**WHAT IS NEEDED**
Please count the lines in the listing below where the word "chart" appears. Give the number only.

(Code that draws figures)
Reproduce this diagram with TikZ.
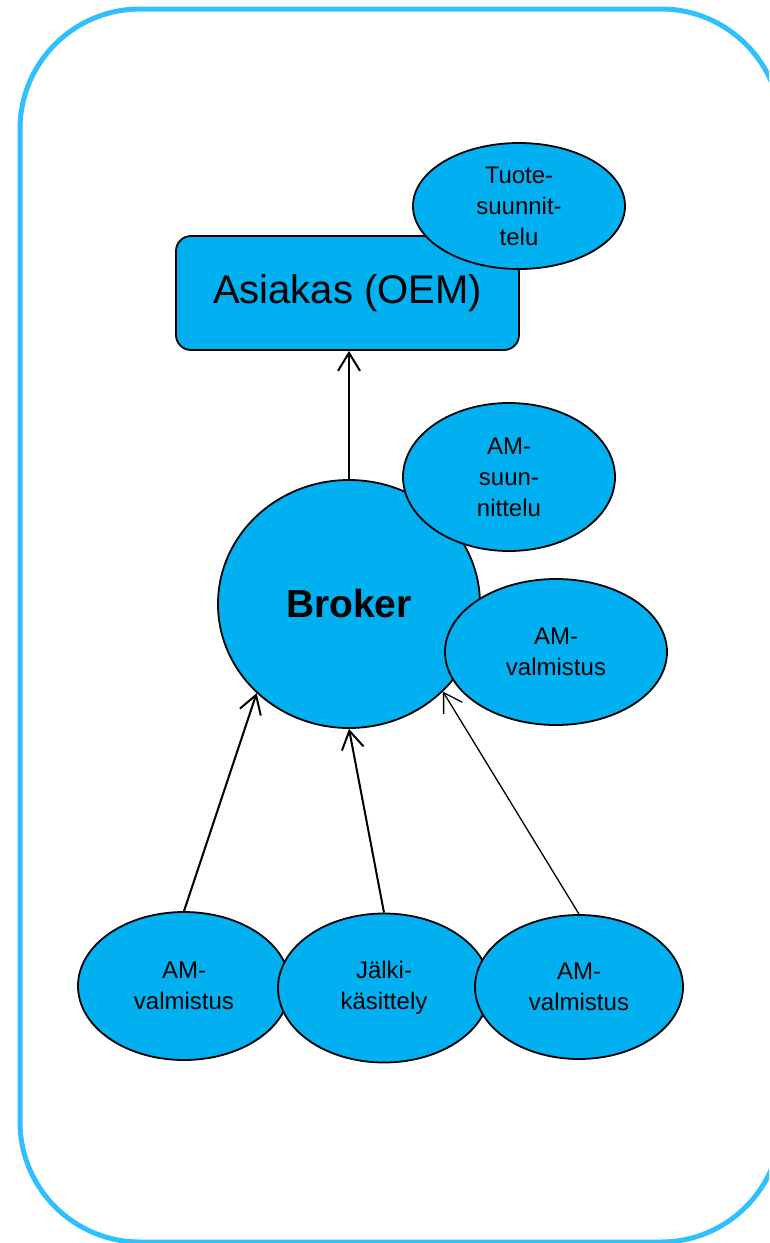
\documentclass[tikz,border=0pt]{standalone}
\usepackage{fontspec}
\setmainfont{Liberation Sans}
\usetikzlibrary{shapes.geometric,arrows.meta}
\definecolor{nodefill}{HTML}{00B0F0}
\definecolor{frameblue}{HTML}{30C0FF}
\begin{document}
\begin{tikzpicture}[x=1pt,y=-1pt,
  bubble/.style={ellipse, draw=black, fill=nodefill, line width=1.8pt,
    inner sep=0pt, align=center, font=\fontsize{24}{31}\selectfont},
  client/.style={rectangle, rounded corners=15pt, draw=black, fill=nodefill,
    line width=1.8pt, inner sep=0pt, font=\fontsize{40}{46}\selectfont},
  link/.style={line width=2pt, -{Straight Barb[length=18pt,width=22pt]}}]
\useasboundingbox (0,0) rectangle (769,1243);
% outer frame, running off the right and bottom edges
\begin{scope}
  \clip (0,0) rectangle (769,1243);
  \draw[frameblue, line width=5pt, rounded corners=120pt] (20,9) rectangle (781,1242);
\end{scope}

% customer and its design activity
\node[client, minimum width=343pt, minimum height=114pt] (oem) at (347.5,293) {Asiakas (OEM)};
\node[bubble, minimum width=212pt, minimum height=126pt] (design) at (519,206) {Tuote-\\suunnit-\\telu};

% broker with its own activities
\node[bubble, minimum width=262pt, minimum height=248pt,
  font=\fontsize{39}{45}\selectfont\bfseries] (broker) at (349,604) {Broker};
\node[bubble, minimum width=212pt, minimum height=148pt] (amdesign) at (509,477) {AM-\\suun-\\nittelu};
\node[bubble, minimum width=222pt, minimum height=146pt] (ammfg) at (556,652) {AM-\\valmistus};

% subcontractors
\node[bubble, minimum width=212pt, minimum height=148pt] (mfgA) at (184,986) {AM-\\valmistus};
\node[bubble, minimum width=212pt, minimum height=149pt] (post) at (384,988) {Jälki-\\käsittely};
\node[bubble, minimum width=208pt, minimum height=144pt] (mfgB) at (579,987) {AM-\\valmistus};

% flows towards the customer
\draw[link] (broker.north) -- (broker.north |- oem.south);
\draw[link] (mfgA.north) -- (broker.224);
\draw[link] (post.north) -- (broker.270);
\draw[link, line width=1.3pt] (mfgB.north) -- (broker.317);
\end{tikzpicture}
\end{document}
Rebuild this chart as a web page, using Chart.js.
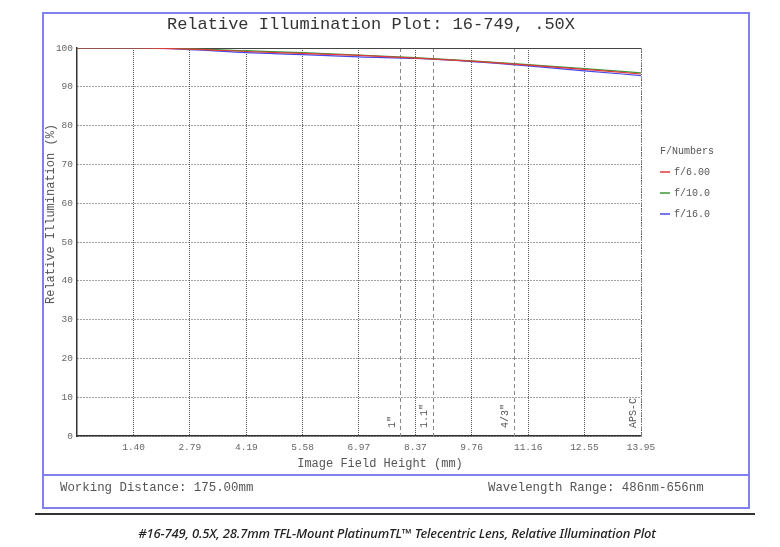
<!DOCTYPE html>
<html>
<head>
<meta charset="utf-8">
<script src="https://cdn.jsdelivr.net/npm/chart.js@4"></script>
<style>
  body { margin: 0; background: #fff; }
  #wrap { position: relative; width: 780px; height: 547px; overflow: hidden; font-family: "Liberation Mono", "DejaVu Sans Mono", monospace; }
  #box { position: absolute; left: 42px; top: 12px; width: 704px; height: 493px; border: 2px solid #8080ee; }
  #sep { position: absolute; left: 42px; top: 474px; width: 706px; height: 2px; background: #8080ee; }
  #chart { position: absolute; left: 0; top: 0; }
  .t { position: absolute; white-space: nowrap; color: #555; }
  #title { left: 0; width: 742px; top: 15px; text-align: center; font-size: 17px; color: #333; }
  #xtitle { left: 380px; top: 457px; transform: translateX(-50%); font-size: 12px; }
  #ytitle { left: 51px; top: 214px; transform: translate(-50%, -50%) rotate(-90deg); font-size: 12px; }
  #wd { left: 60px; top: 481px; font-size: 12.4px; }
  #wl { left: 488px; top: 481px; font-size: 12.4px; }
  #rule { position: absolute; left: 35px; top: 513px; width: 720px; height: 2px; background: #333; }
  #caption { position: absolute; left: 0; width: 794px; top: 524px; text-align: center; font-family: "Noto Sans", sans-serif; font-style: italic; font-weight: 500; font-size: 13px; color: #222; letter-spacing: -0.15px; }
  #legend { position: absolute; left: 660px; top: 145px; font-size: 10px; color: #555; }
  #legend .row { position: relative; height: 21px; line-height: 14px; }
  #legend .sw { display: inline-block; width: 10px; height: 2px; vertical-align: middle; margin-right: 4px; opacity: 0.75; }
</style>
</head>
<body>
<div id="wrap">
  <div id="box"></div>
  <div id="sep"></div>
  <canvas id="chart" width="780" height="547"></canvas>
  <div class="t" id="title">Relative Illumination Plot: 16-749, .50X</div>
  <div class="t" id="ytitle">Relative Illumination (%)</div>
  <div class="t" id="xtitle">Image Field Height (mm)</div>
  <div class="t" id="wd">Working Distance: 175.00mm</div>
  <div class="t" id="wl">Wavelength Range: 486nm-656nm</div>
  <div id="legend"></div>
  <div id="rule"></div>
  <div id="caption">#16-749, 0.5X, 28.7mm TFL-Mount PlatinumTL™ Telecentric Lens, Relative Illumination Plot</div>
</div>
<script>
// field height (mm)
const fieldHeight = [0, 1.40, 2.79, 4.19, 5.58, 6.97, 8.37, 9.76, 11.16, 12.55, 13.95];

// relative illumination (%) per f-number
const f6 = [100, 100, 99.7, 99.1, 98.6, 98.1, 97.4, 96.6, 95.6, 94.5, 93.3];
const f10 = [100, 100, 99.8, 99.3, 98.8, 98.2, 97.5, 96.7, 95.7, 94.7, 93.6];
const f16 = [100, 100, 99.6, 98.8, 98.3, 97.7, 97.3, 96.5, 95.4, 94.1, 92.9];

const seriesNames = ["f/6.00", "f/10.0", "f/16.0"];
const seriesColors = ["#e03a3a", "#3a9a3a", "#4848ee"];

const xTickLabels = ["1.40", "2.79", "4.19", "5.58", "6.97", "8.37", "9.76", "11.16", "12.55", "13.95"];

// sensor format half-diagonals (mm)
const sensorNames = ['1"', '1.1"', '4/3"', 'APS-C'];
const sensorPos = [8.0, 8.8, 10.8, 13.95];

const toPts = ys => ys.map((y, i) => ({ x: fieldHeight[i], y: y }));

const legend = document.getElementById('legend');
legend.innerHTML = '<div class="row">F/Numbers</div>' + seriesNames.map((n, i) =>
  '<div class="row"><span class="sw" style="background:' + seriesColors[i] + '"></span>' + n + '</div>').join('');

const frame = {
  id: 'frame',
  beforeDatasetsDraw(chart) {
    const { ctx, chartArea: a, scales: { x } } = chart;
    ctx.save();
    // sensor size markers
    ctx.strokeStyle = '#888';
    ctx.lineWidth = 1;
    ctx.setLineDash([4, 3]);
    sensorPos.forEach(v => {
      const px = Math.round(x.getPixelForValue(v)) + 0.5;
      ctx.beginPath(); ctx.moveTo(px, a.top); ctx.lineTo(px, a.bottom); ctx.stroke();
    });
    ctx.setLineDash([]);
    // top edge
    ctx.strokeStyle = '#444';
    ctx.beginPath(); ctx.moveTo(a.left, a.top + 0.5); ctx.lineTo(a.right, a.top + 0.5); ctx.stroke();
    // marker labels
    ctx.fillStyle = '#555';
    ctx.font = '10px "Liberation Mono", monospace';
    ctx.textAlign = 'left';
    ctx.textBaseline = 'middle';
    sensorNames.forEach((n, i) => {
      const px = x.getPixelForValue(sensorPos[i]) - 8;
      ctx.save();
      ctx.translate(px, a.bottom - 8);
      ctx.rotate(-Math.PI / 2);
      ctx.fillText(n, 0, 0);
      ctx.restore();
    });
    ctx.restore();
  }
};

new Chart(document.getElementById('chart'), {
  type: 'line',
  data: {
    datasets: [f6, f10, f16].map((d, i) => ({
      label: seriesNames[i],
      data: toPts(d),
      borderColor: seriesColors[i],
      backgroundColor: seriesColors[i],
      borderWidth: 1.2,
      pointRadius: 0,
      cubicInterpolationMode: 'monotone'
    }))
  },
  options: {
    responsive: false,
    animation: false,
    layout: { padding: { left: 42, top: 48, right: 139, bottom: 91 } },
    plugins: { legend: { display: false }, tooltip: { enabled: false } },
    scales: {
      x: {
        type: 'linear', min: 0, max: 13.95,
        afterFit: s => { s.height = 20; },
        afterBuildTicks: s => { s.ticks = xTickLabels.map(t => ({ value: parseFloat(t) })); },
        ticks: {
          padding: 6, maxRotation: 0, autoSkip: false,
          color: '#666', font: { family: '"Liberation Mono", monospace', size: 9.5 },
          callback: (v, i) => xTickLabels[i]
        },
        grid: { color: '#555', drawTicks: false },
        border: { display: true, color: '#333', width: 1.5, dash: [1, 1] }
      },
      y: {
        min: 0, max: 100,
        afterFit: s => { s.width = 35; },
        ticks: {
          stepSize: 10, padding: 4,
          color: '#666', font: { family: '"Liberation Mono", monospace', size: 9.5 }
        },
        grid: { color: '#444', drawTicks: false },
        border: { display: true, color: '#333', width: 1.5, dash: [1, 2] }
      }
    }
  },
  plugins: [frame]
});
</script>
</body>
</html>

**ANSWER**
7